Tue, August 12, 8:00 to 9:30am, East Tower, Hyatt Regency Chicago, Floor: Concourse Level/Bronze, Michigan 1C

Abstract

Despite advances in network theories of social disparities, empirical tests of specific relational mechanisms driving intergroup inequality remain relatively rare. We propose a conceptual framework that distinguishes between attribute-first mechanisms (where social attributes shape tie evolution) and network-first mechanisms (where ties shape social attributes). We then apply this framework to analyze health disparities in the case of school friendships and native-immigrant health disparities using longitudinal observations of health and networks in a large U.S. high school (N = 1,028 individuals).

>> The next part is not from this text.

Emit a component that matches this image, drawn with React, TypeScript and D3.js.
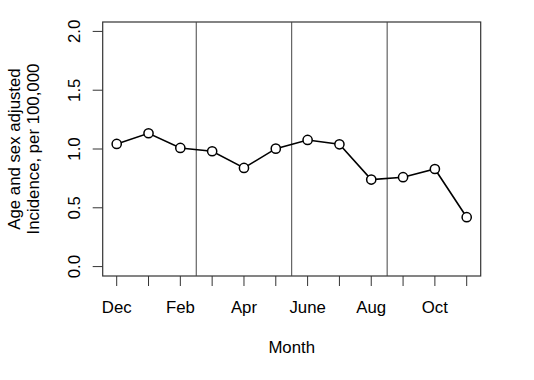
import React from "react";
import * as d3 from "d3";

const months = ["Dec", "Jan", "Feb", "Mar", "Apr", "May", "June", "Jul", "Aug", "Sep", "Oct", "Nov"];
const incidence = [1.043, 1.134, 1.009, 0.981, 0.839, 1.003, 1.077, 1.04, 0.74, 0.76, 0.83, 0.42];
const labeledMonths = ["Dec", "Feb", "Apr", "June", "Aug", "Oct"];
const yTicks = [0, 0.5, 1.0, 1.5, 2.0];
const dividers = [3.5, 6.5, 9.5];

const W = 534, H = 380;
const L = 102.7, R = 480.7, T = 22, B = 276;
const FONT = "'Liberation Sans', Arial, Helvetica, sans-serif";
const FS = 16.8;

export default function App() {
  const x = d3.scaleLinear().domain([0.56, 12.44]).range([L, R]);
  const y = d3.scaleLinear().domain([-0.08, 2.08]).range([B, T]);
  const pts = incidence.map((v, i) => [x(i + 1), y(v)] as [number, number]);
  const line = d3.line();
  return (
    <svg width={W} height={H} style={{ position: "absolute", left: 0, top: 0, background: "#fff" }}>
      <rect x={L} y={T} width={R - L} height={B - T} fill="none" stroke="#333" strokeWidth={1.2} />
      {dividers.map((d) => (
        <line key={d} x1={x(d)} x2={x(d)} y1={T} y2={B} stroke="#444" strokeWidth={1} />
      ))}
      {months.map((m, i) => (
        <line key={m} x1={x(i + 1)} x2={x(i + 1)} y1={B} y2={B + 10} stroke="#333" strokeWidth={1} />
      ))}
      {months.map((m, i) =>
        labeledMonths.includes(m) ? (
          <text key={"l" + m} x={x(i + 1)} y={313} textAnchor="middle" fontFamily={FONT} fontSize={FS} fill="#000">
            {m}
          </text>
        ) : null
      )}
      {yTicks.map((t) => (
        <g key={t}>
          <line x1={L - 10} x2={L} y1={y(t)} y2={y(t)} stroke="#333" strokeWidth={1} />
          <text
            transform={`translate(79.5,${y(t)}) rotate(-90)`}
            textAnchor="middle"
            fontFamily={FONT}
            fontSize={FS}
            fill="#000"
          >
            {t.toFixed(1)}
          </text>
        </g>
      ))}
      <path d={line(pts) || ""} fill="none" stroke="#000" strokeWidth={1.6} />
      {pts.map((p, i) => (
        <circle key={i} cx={p[0]} cy={p[1]} r={4.6} fill="#fff" stroke="#000" strokeWidth={1.5} />
      ))}
      <text x={(L + R) / 2} y={353} textAnchor="middle" fontFamily={FONT} fontSize={FS} fill="#000">
        Month
      </text>
      <text transform={`translate(19.5,${(T + B) / 2}) rotate(-90)`} textAnchor="middle" fontFamily={FONT} fontSize={FS} fill="#000">
        Age and sex adjusted
      </text>
      <text transform={`translate(38.5,${(T + B) / 2}) rotate(-90)`} textAnchor="middle" fontFamily={FONT} fontSize={FS} fill="#000">
        Incidence, per 100,000
      </text>
    </svg>
  );
}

We first estimate relational mechanisms for two health outcomes: BMI (for which immigrants have a health advantage relative to native counterparts) and depression (for which immigrants face a health disadvantage). Then, we conduct empirically calibrated simulations that activate or deactivate each mechanism. Our results suggest that network-first mechanisms are critical to changes in health disparities: social influence intensifies the immigrant BMI advantage, whereas network-size-based resilience mitigates the immigrant depression disadvantage. In contrast, attribute-first mechanisms, such as homophily and depression-based withdrawal, do not drive changes to health disparities given the persistence of initial network structures. Our approach highlights the need for differentiating relational mechanisms in studying health disparities, and helps to strengthen micro-macro linkages in networked explanations for inequality.